Un premier contact a lieu qui épouse les surfaces de tout un corps. Les performeurs glissent doucement les uns sur les autres. Le musicien frappe les cordes d’une guitare électrique. A ces réverbérations répondent des reflets dans la paroi miroitante qui frôlent l’aveuglement, tout en inondant le plateau des eaux tamisées douces. Une atmosphère ouatée enveloppe et protège les danseurs, alors que des scintillements sauvages empêchent le public d’embrasser d’un seul regard tout le plateau, le contraignent à se pencher sur les détails. Ce contraste est radical et subtil à la fois. Il facilite l’émergence de ce nouveau corps qui se forme par le contact total, dans la porosité des enveloppes corporelles. Les performeurs roulent les uns sur les autres, et ce rouleau compresseur les absorbe tous un par un. Une autre pièce de Boris Charmatz, Herses, une lente introduction, nous vient à l’esprit. Pourtant, ce tas de membres, cette masse fourmillante, ne fait pas naître l’image d’un charnier, avec sa sourde violence, mortifère. Il y va chez Meg Stuart d’une chose de plus organique, mue par une vie démesurée, autrement inquiétante: une force qui engloutit les corps, les fond dans un seul être qui tourne sur lui même et autour du plateau, avant de se dissoudre.
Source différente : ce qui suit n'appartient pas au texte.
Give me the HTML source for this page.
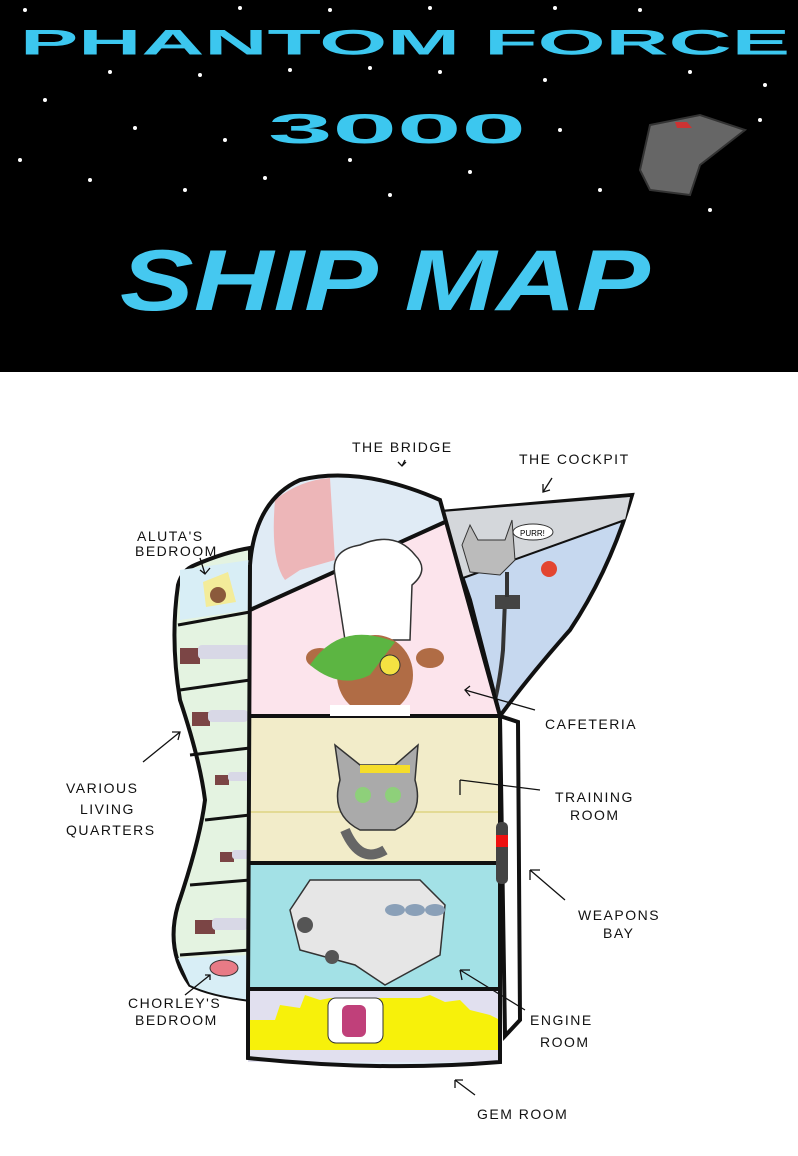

Comme si elle se souciait de ne pas complètement nous perdre, la chorégraphe retrouve pour le dernier mouvement de son opus un imaginaire plus attendu. Les danseurs sont en train de se recentrer dans des mouvements larges pour mieux se laisser en proies aux pulsations renouvelées du son. Les corps s’individualisent comme des centres de l’espace et des origines du système axial, d’où se déploient des oscillations sagittales, horizontales, verticales. Les vibrations de plus en plus rapides se transmettent dans les corps des spectateurs. Dans la lumière noire, elles charrient l’univers des rave parties. Et tout d’un coup, la pièce s’arrête net, de manière imprévisible: sans trop comprendre comment et pourquoi, les spectateurs sont encore dedans, pris dans des mouvements rythmés à 200bpm.